A system that corrupts
The establishment of direct prime ministerial elections changed the rules of the game by which Knesset candidates were selected by their parties. Now that the direct prime ministerial elections system has been nixed, the time has come to assess how internal party elections can be improved.
At the Labor Party conference, which resolved not to annul elections for the party's Knesset list with votes cast by all Labor members, one delegate, Danny Cohen, claimed that the decision is illegal, and sponsored by the party's "legal oligarchy." Cohen called on Labor's Central Committee delegates to "restore our strength. Primaries give an outright advantage to elites. New forces should be allowed to rise."
The same day, retired judge Ori Strosman, who until recently served as chairman of Likud's elections committee, disclosed to Yedioth Aharonoth his conclusions about the weaknesses of Likud's internal election system, which endows the party's Central Committee membership with authority to determine its Knesset list. Strosman's reflections were counter-balanced by those of Uzi Cohen, a Likud Central Committee delegate, who expressed sentiments identical to those of Labor's Danny Cohen. "Give members of [Likud's] Central Committee the power to decide the composition of the party's Knesset list, and keep in their hands the power to influence the party's delegates for as long as they serve. That is democracy at its best," declared Uzi Cohen. In Likud, the influence of party regulars who uphold this approach is so great that they have dictated the system by which the party's Knesset candidates are to be selected. In Labor, efforts to confer Knesset list selection rights on the Central Committee were thwarted at the last minute, following Amram Mitzna's election as party chairman.
Danny Cohen and Uzi Cohen represent an increasingly influential stream in Israel's two largest parties. They are ambitious local party functionaries who have their eyes turned to the national political arena. Under the party internal elections systems used in the `50s and `60s, such characters had no chance of holding the state's leadership reins. Under the primaries system, which allows all party members to vote for candidates for the party's Knesset list, these local strongmen find their hands are tied; they lack the financial means to canvass all party members, and they lack media coverage and media profiles. They lobby for internal elections in which only Central Committee members cast ballots, since they have clout and bargaining leverage among their party's Central Committee membership.

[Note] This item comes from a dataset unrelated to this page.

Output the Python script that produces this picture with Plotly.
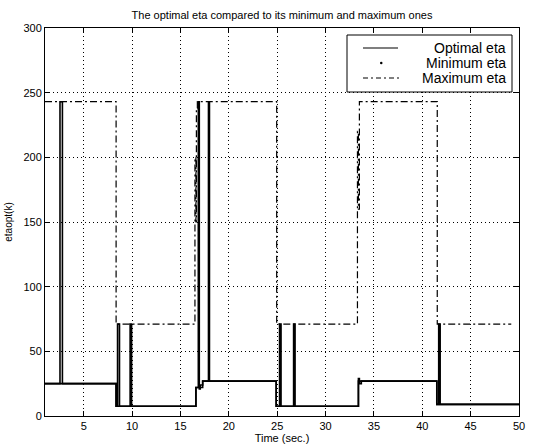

Judge Strosman exposed the defects of the system based on Central Committee voting. Though he relates only to what he saw first-hand at Likud, his analysis pertains to structural patterns that are surely in place among other parties. Strosman draws attention to the unacceptable dynamics whereby Knesset list candidates court sympathy among Central Committee delegates; he alludes to candidates promising favors in exchange for support. Warning about the infusion of capital in national politics, Strosman suggests that money has become grease in the wheels in Central Committee elections among various parties. He also warns that Knesset members' dependence upon members of a central committee could breed populist legislation. He says categorically that elections by central committee membership corrupt the political system. To substantiate these contentions, the retired judge reports that persons who were chosen for Likud's Central Committee confessed to him that they invested from NIS 80,000 to NIS 200,000 in lobbying for their spots. Their decision to vie for slots in the party's Central Committee was motivated purely by business considerations: They reasoned that their investment would bear dividends in terms of appointments and other forms of favors.
These contentions are nothing new - a glance at the behavior of some Knesset members in recent years suffices to expose the glaciers of interests upon which they stand. But the analysis has special authority because it is provided by the chairman of the ruling party's internal elections chairman.
The establishment of direct prime ministerial elections changed the rules of the game by which Knesset candidates were selected by their parties. Now that the direct prime ministerial elections system has been nixed, the time has come to assess how internal party elections can be improved. No system is bereft of flaws; but the experience of recent years attests to the excessive power wielded by the central committees of the large parties and warrants a search for alternatives.